For this reason, the third edition of Why Marriage Matters focuses new attention on recent scholarship assessing the impact that contemporary cohabitation is having on marriage, family life, and the welfare of children. This edition also picks up on topics that surfaced in the first two editions of the report, summarizing a large body of research on the impact of divorce, stepfamilies, and single parenthood on children, adults, and the larger commonweal. The report seeks to summarize existing family-related research into a succinct form useful to policy makers, scholars, civic, business, and religious leaders, professionals, and others interested in understanding marriage in today’s society.
Five New Themes
- Children are less likely to thrive in cohabiting households, compared to intact, married families. On many social, educational, and psychological outcomes, children in cohabiting households do significantly worse than children in intact, married families, and about as poorly as children living in single-parent families. And when it comes to abuse, recent federal data indicate that children in cohabiting households are markedly more likely to be physically, sexually, and emotionally abused than children in both intact, married families and single-parent families. Only in the economic domain do children in cohabiting households fare consistently better than children in single-parent families.
- Family instability is generally bad for children. In recent years, family scholars have turned their attention to the impact that transitions into and out of marriage, cohabitation, and single parenthood have upon children. This report shows that such transitions, especially multiple transitions, are linked to higher reports of school failure, behavioral problems, drug use, and loneliness, among other outcomes. So, it is not just family structure and family process that matter for children; family stability matters as well. And the research indicates that children who are born to married parents are the least likely to be exposed to family instability, and to the risks instability poses to the emotional, social, and educational welfare of children.
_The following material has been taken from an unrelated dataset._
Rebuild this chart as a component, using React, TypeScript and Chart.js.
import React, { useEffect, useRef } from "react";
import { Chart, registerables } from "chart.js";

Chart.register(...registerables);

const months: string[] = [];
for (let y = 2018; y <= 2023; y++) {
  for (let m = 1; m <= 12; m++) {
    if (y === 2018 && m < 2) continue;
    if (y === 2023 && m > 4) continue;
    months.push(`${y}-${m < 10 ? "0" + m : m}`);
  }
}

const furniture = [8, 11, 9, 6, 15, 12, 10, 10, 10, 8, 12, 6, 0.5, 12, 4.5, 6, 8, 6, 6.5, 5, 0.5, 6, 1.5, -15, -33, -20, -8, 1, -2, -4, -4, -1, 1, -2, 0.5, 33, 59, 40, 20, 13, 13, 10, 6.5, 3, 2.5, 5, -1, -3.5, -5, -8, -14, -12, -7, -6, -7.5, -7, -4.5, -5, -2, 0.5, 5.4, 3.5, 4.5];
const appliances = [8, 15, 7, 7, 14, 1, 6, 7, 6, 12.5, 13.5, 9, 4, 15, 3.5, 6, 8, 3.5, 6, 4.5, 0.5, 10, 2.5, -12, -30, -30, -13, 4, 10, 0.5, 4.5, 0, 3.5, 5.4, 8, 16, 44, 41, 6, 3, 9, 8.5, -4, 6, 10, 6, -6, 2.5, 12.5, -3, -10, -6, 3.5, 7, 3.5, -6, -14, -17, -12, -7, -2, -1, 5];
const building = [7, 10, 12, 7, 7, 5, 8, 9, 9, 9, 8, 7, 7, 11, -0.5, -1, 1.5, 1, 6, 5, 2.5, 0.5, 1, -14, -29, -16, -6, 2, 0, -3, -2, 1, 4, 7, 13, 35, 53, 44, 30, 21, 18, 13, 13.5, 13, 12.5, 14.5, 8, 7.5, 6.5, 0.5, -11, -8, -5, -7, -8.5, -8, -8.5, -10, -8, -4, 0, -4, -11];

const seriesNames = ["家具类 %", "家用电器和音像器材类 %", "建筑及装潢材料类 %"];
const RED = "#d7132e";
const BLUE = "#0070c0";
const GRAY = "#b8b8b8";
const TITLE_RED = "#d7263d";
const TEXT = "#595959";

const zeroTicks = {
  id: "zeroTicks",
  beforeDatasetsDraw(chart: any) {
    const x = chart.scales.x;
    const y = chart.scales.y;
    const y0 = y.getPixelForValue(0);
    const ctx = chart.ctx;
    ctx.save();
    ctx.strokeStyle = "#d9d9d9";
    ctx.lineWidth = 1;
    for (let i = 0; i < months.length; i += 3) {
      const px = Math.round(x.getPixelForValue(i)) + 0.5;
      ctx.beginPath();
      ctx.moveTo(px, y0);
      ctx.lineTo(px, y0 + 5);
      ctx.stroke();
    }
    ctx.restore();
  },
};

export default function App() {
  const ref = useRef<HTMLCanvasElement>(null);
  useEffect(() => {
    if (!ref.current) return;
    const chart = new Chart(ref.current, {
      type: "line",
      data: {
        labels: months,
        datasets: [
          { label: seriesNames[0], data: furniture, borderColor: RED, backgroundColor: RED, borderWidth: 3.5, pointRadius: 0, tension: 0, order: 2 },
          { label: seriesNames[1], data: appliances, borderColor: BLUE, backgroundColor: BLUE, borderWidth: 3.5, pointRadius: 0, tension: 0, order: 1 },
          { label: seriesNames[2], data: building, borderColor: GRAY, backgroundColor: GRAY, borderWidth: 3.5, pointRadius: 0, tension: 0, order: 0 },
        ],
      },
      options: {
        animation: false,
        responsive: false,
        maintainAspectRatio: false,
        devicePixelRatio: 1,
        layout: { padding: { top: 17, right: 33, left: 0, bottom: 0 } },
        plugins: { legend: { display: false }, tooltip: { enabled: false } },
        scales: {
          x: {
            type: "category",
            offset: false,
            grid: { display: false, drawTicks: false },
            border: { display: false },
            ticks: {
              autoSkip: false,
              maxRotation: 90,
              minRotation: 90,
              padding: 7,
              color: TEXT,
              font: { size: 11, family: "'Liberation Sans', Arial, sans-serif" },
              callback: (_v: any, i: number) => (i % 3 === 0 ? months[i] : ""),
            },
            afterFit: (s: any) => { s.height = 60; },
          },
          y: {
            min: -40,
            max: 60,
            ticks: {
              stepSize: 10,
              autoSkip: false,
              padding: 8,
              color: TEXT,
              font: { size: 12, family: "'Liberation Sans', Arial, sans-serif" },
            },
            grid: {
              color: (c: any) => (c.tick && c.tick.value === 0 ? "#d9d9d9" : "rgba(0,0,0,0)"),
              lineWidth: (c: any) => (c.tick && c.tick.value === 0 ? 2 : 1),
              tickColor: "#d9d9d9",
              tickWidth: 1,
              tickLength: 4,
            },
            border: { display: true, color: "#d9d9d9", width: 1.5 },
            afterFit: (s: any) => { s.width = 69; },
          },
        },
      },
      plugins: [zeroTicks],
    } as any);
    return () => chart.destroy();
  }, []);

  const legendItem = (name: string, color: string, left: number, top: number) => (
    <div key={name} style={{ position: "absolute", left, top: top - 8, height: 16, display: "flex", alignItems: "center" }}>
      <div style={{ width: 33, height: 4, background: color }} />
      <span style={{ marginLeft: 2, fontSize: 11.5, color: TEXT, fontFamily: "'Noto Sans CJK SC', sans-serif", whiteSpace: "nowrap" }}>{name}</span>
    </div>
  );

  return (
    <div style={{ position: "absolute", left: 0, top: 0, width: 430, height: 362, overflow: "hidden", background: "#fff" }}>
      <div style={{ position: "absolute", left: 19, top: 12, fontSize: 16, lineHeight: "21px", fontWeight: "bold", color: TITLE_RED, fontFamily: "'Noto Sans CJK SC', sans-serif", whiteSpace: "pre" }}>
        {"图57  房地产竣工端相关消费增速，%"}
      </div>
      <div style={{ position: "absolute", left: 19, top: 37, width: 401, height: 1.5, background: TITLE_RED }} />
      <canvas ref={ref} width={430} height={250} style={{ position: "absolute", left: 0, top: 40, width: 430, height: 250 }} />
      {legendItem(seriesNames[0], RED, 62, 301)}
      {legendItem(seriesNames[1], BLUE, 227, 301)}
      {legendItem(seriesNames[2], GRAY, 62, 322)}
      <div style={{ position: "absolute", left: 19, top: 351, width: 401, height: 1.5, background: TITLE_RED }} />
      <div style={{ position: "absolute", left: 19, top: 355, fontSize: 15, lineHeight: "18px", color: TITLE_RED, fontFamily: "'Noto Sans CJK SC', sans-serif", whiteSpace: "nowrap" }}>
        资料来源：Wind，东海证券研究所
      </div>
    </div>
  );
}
- American family life is becoming increasingly unstable for children. Sociologist Andrew Cherlin has observed that Americans are stepping “on and off the carousel of intimate relationships” with increasing rapidity. This relational carousel spins particularly quickly for couples who are cohabiting, even cohabiting couples with children. For instance, cohabiting couples who have a child together are more than twice as likely to break up before their child turns twelve, compared to couples who are married to one another. Thus, one of the major reasons that children’s lives are increasingly turbulent is that more and more children are being born into or raised in cohabiting households that are much more fragile than married families.
- The growing instability of American family life also means that contemporary adults and children are more likely to live in what scholars call “complex households,” where children and adults are living with people who are half-siblings, step siblings, stepparents, stepchildren, or unrelated to them by birth or marriage. Research on these complex households is still embryonic, but the initial findings are not encouraging. For instance, one indicator of this growing complexity is multiple-partner fertility, where parents have children with more than one romantic partner. Children who come from these relationships are more likely to report poor relationships with their parents, to have behavioral and health problems, and to fail in school, even after controlling for factors such as education, income, and race. Thus, for both adults and children, life typically becomes not only more complex, but also more difficult, when parents fail to get or stay married.
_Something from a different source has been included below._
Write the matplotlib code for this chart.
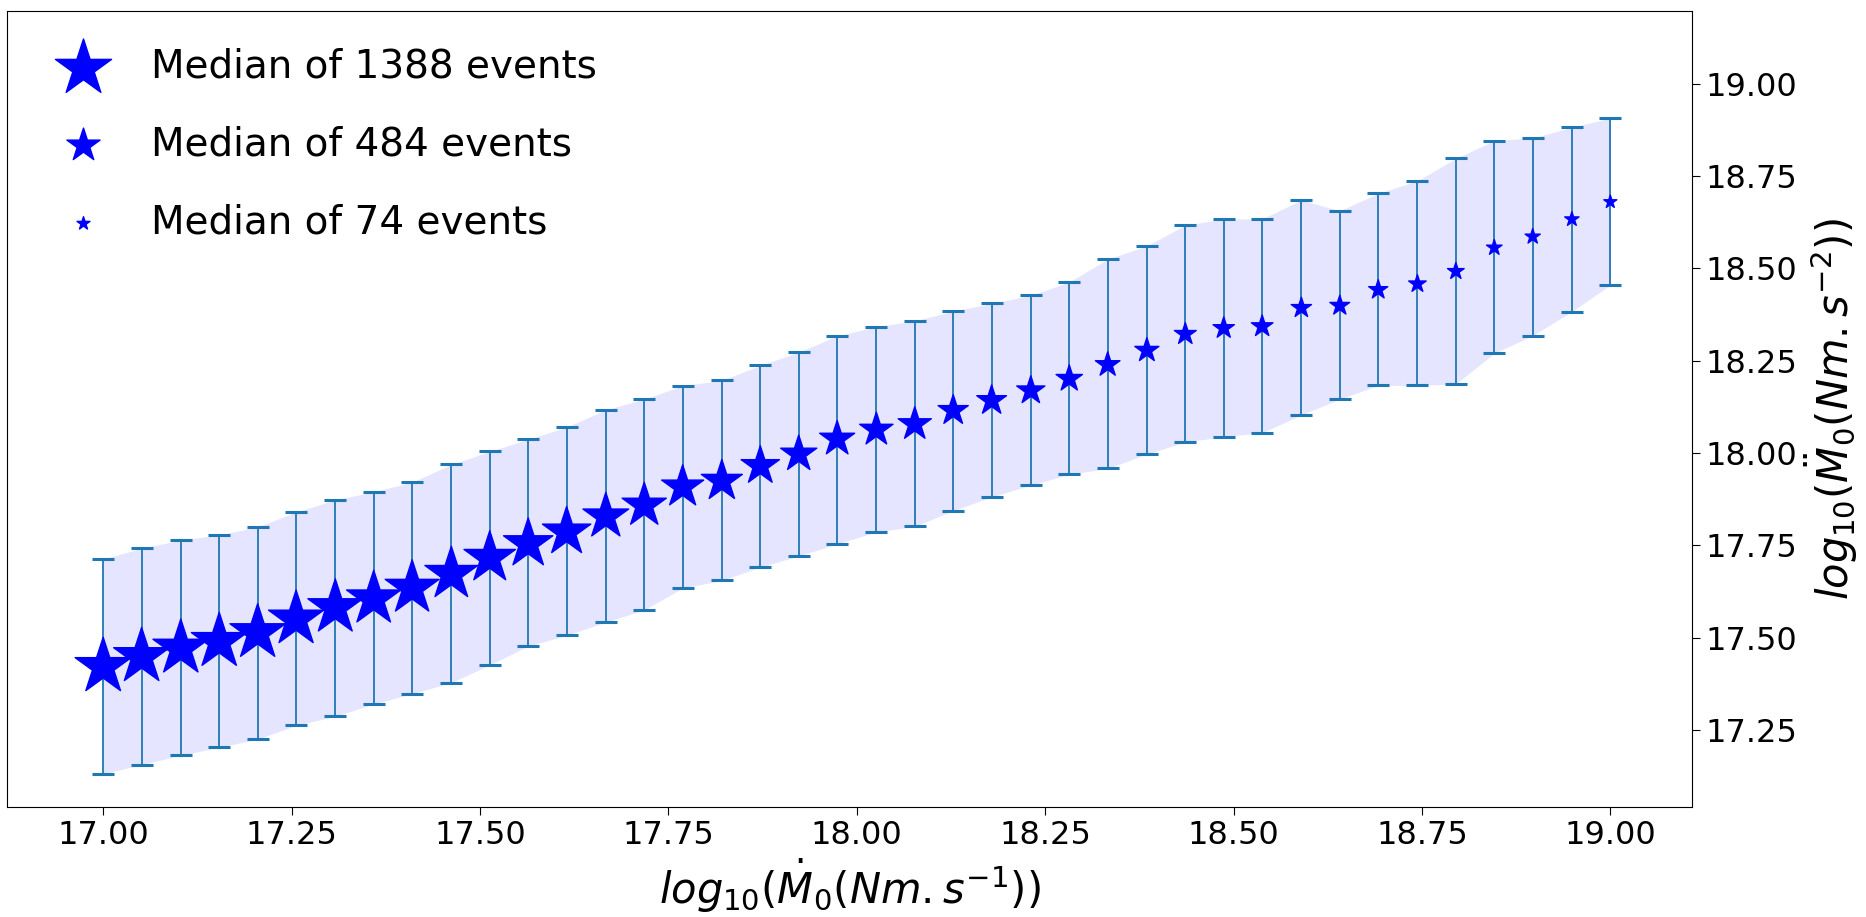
import matplotlib
matplotlib.use("Agg")
import matplotlib.pyplot as plt
import numpy as np

# bin centres, log10 of moment rate
x_bins = [17.000, 17.051, 17.103, 17.154, 17.205, 17.256, 17.308, 17.359, 17.410, 17.462,
          17.513, 17.564, 17.615, 17.667, 17.718, 17.769, 17.821, 17.872, 17.923, 17.974,
          18.026, 18.077, 18.128, 18.179, 18.231, 18.282, 18.333, 18.385, 18.436, 18.487,
          18.538, 18.590, 18.641, 18.692, 18.744, 18.795, 18.846, 18.897, 18.949, 19.000]

# median of each bin
medianas = [17.421, 17.448, 17.471, 17.489, 17.513, 17.550, 17.581, 17.605, 17.634, 17.672,
            17.716, 17.754, 17.786, 17.828, 17.858, 17.908, 17.924, 17.965, 17.997, 18.038,
            18.063, 18.078, 18.115, 18.142, 18.169, 18.201, 18.239, 18.278, 18.322, 18.338,
            18.343, 18.393, 18.399, 18.442, 18.458, 18.492, 18.556, 18.586, 18.633, 18.680]

# upper / lower limits of the spread
superior = [17.713, 17.742, 17.764, 17.778, 17.800, 17.840, 17.873, 17.895, 17.921, 17.969,
            18.004, 18.037, 18.070, 18.117, 18.146, 18.182, 18.197, 18.237, 18.273, 18.317,
            18.342, 18.358, 18.384, 18.405, 18.427, 18.463, 18.525, 18.561, 18.617, 18.634,
            18.634, 18.685, 18.656, 18.703, 18.737, 18.798, 18.846, 18.853, 18.882, 18.907]

inferior = [17.131, 17.156, 17.181, 17.203, 17.225, 17.262, 17.287, 17.320, 17.348, 17.378,
            17.426, 17.477, 17.506, 17.542, 17.575, 17.634, 17.655, 17.691, 17.721, 17.754,
            17.786, 17.801, 17.844, 17.881, 17.913, 17.942, 17.958, 17.997, 18.030, 18.044,
            18.055, 18.103, 18.146, 18.183, 18.183, 18.187, 18.270, 18.318, 18.383, 18.455]

# number of events per bin (star size)
eventos = [1388, 1375, 1362, 1366, 1350, 1340, 1322, 1300, 1280, 1230,
           1170, 1070, 1030, 920, 860, 780, 740, 646, 576, 540,
           490, 484, 400, 390, 350, 305, 265, 255, 210, 200,
           205, 180, 172, 160, 135, 122, 106, 100, 90, 74]

leyenda_eventos = [1388, 484, 74]

escala = 1.3  # points^2 per event

x = np.array(x_bins)
med = np.array(medianas)
sup = np.array(superior)
inf = np.array(inferior)

fig = plt.figure(figsize=(18.66, 9.17), dpi=100)
ax = fig.add_axes([0.0036, 0.1203, 0.9034, 0.8677])

ax.fill_between(x, inf, sup, color='blue', alpha=0.1, linewidth=0)
ax.errorbar(x, med, yerr=[med - inf, sup - med], fmt='none', ecolor='#1f77b4',
            elinewidth=1.3, capsize=8, capthick=2.2, zorder=2)
ax.scatter(x, med, s=np.array(eventos) * escala, marker='*', c='blue', zorder=3)

# legend proxies
for n in leyenda_eventos:
    ax.scatter([], [], s=n * escala, marker='*', c='blue', label='Median of %d events' % n)

ax.legend(loc='upper left', frameon=False, fontsize=28, scatterpoints=1,
          labelspacing=1.02, borderaxespad=0.55, handletextpad=0.75)

ax.set_xlim(16.872, 19.109)
ax.set_ylim(17.042, 19.197)
ax.set_xticks([17.0, 17.25, 17.5, 17.75, 18.0, 18.25, 18.5, 18.75, 19.0])
ax.set_yticks([17.25, 17.5, 17.75, 18.0, 18.25, 18.5, 18.75, 19.0])
ax.xaxis.set_major_formatter(matplotlib.ticker.FormatStrFormatter('%.2f'))
ax.yaxis.set_major_formatter(matplotlib.ticker.FormatStrFormatter('%.2f'))

ax.yaxis.tick_right()
ax.yaxis.set_label_position('right')
ax.tick_params(axis='both', labelsize=23, length=6)

ax.set_xlabel(r'$log_{10}(\dot{M}_0(Nm.s^{-1}))$', fontsize=30)
ax.set_ylabel(r'$log_{10}(\ddot{M}_0(Nm.s^{-2}))$', fontsize=30)

fig.savefig('out.png', dpi=100)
- The nation’s retreat from marriage has hit poor and working class communities with particular force. Recent increases in cohabitation, non-marital childbearing, family instability, and family complexity have not been equally distributed in the United States; these trends, which first rose in poor communities in the 1970s and 1980s, are now moving rapidly into working-class and lower-middle class communities. But marriage appears to be strengthening in more educated and affluent communities. As a consequence, since the early 1980s, children from college-educated homes have seen their family lives stabilize, whereas children from less-educated homes have seen their family lives become increasingly unstable. More generally, the stratified character of family trends means that the United States is “devolving into a separate-and-unequal family regime, where the highly educated and the affluent enjoy strong and stable [families] and everyone else is consigned to increasingly unstable, unhappy, and unworkable ones.”
We acknowledge that social science is better equipped to document whether certain facts are true than to say why they are true. We can assert more definitively that marriage is associated with powerful social goods than that marriage is the sole or main cause of these goods.